Structural Stability, Electronic, Magnetic and Optical Properties of Rectangular Graphene and Boron-Nitride Quantum Dots: Effects of Size, Substitution and Electric Field

TL;DR

This study uses density functional theory to explore how size, substitution, and electric fields influence the stability, electronic, magnetic, and optical properties of rectangular graphene, boron-nitride, and hybrid quantum dots, revealing tunable features for device applications.

Contribution

It introduces a comprehensive analysis of how substitution and external electric fields can tailor properties of graphene and BN quantum dots, advancing their potential in opto-electronic and spintronic devices.

Findings

Substitution enables broad NIR absorption (~2000 nm).

Spin-polarized HOMO-LUMO gaps achieved without external bias.

Properties can be tuned by changing substitution position and amount.

Abstract

Using density functional theory calculations, we have examined the structural stability, electronic, magnetic and optical properties of rectangular shaped quantum dots (QDs) of graphene (G), Boron Nitride (BN) and their hybrids. Different hybrid QDs have been considered by substituting a GQD (BNQD) with BN-pairs (carbon atoms) at different positions.
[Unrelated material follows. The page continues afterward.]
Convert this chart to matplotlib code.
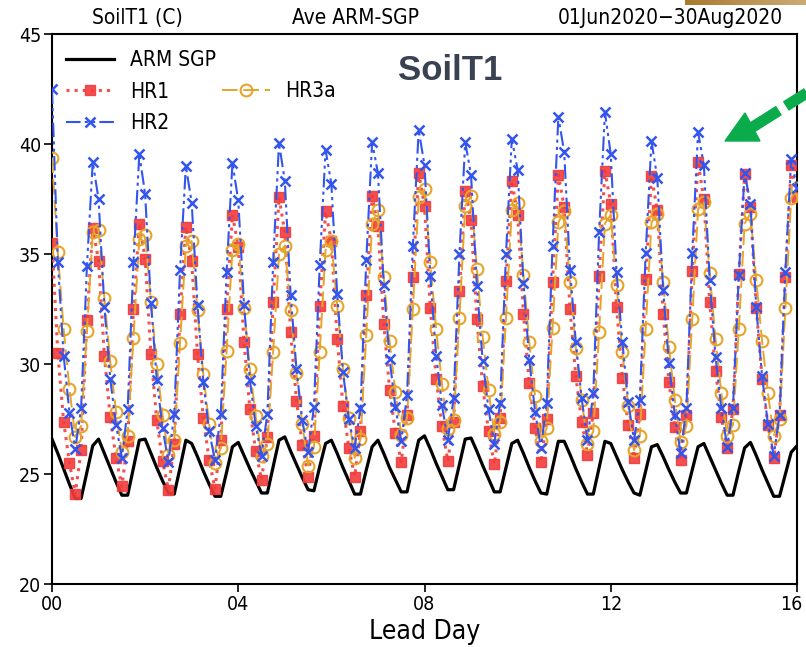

Several parameters like size, amount of substitution etc. have been varied for all these QDs (GQDs, BNQDs, hybrid-QDs) to monitor the corresponding changes in their properties. Among the considered parameters, we find that substitution can act as a powerful tool to attain interesting properties with these QDs, for example, broad range of absorption (~2000 nm) in the near infrared (NIR) region, spin-polarized HOMO-LUMO gaps without the application of any external-bias etc., which are highly required in the preparation of opto-electronic, electronic/spintronic devices etc. Explanations have been given in details by varying different factors, like, changing the position and amount of substitution, application of external electric-field etc., to ensure the reliability of our results.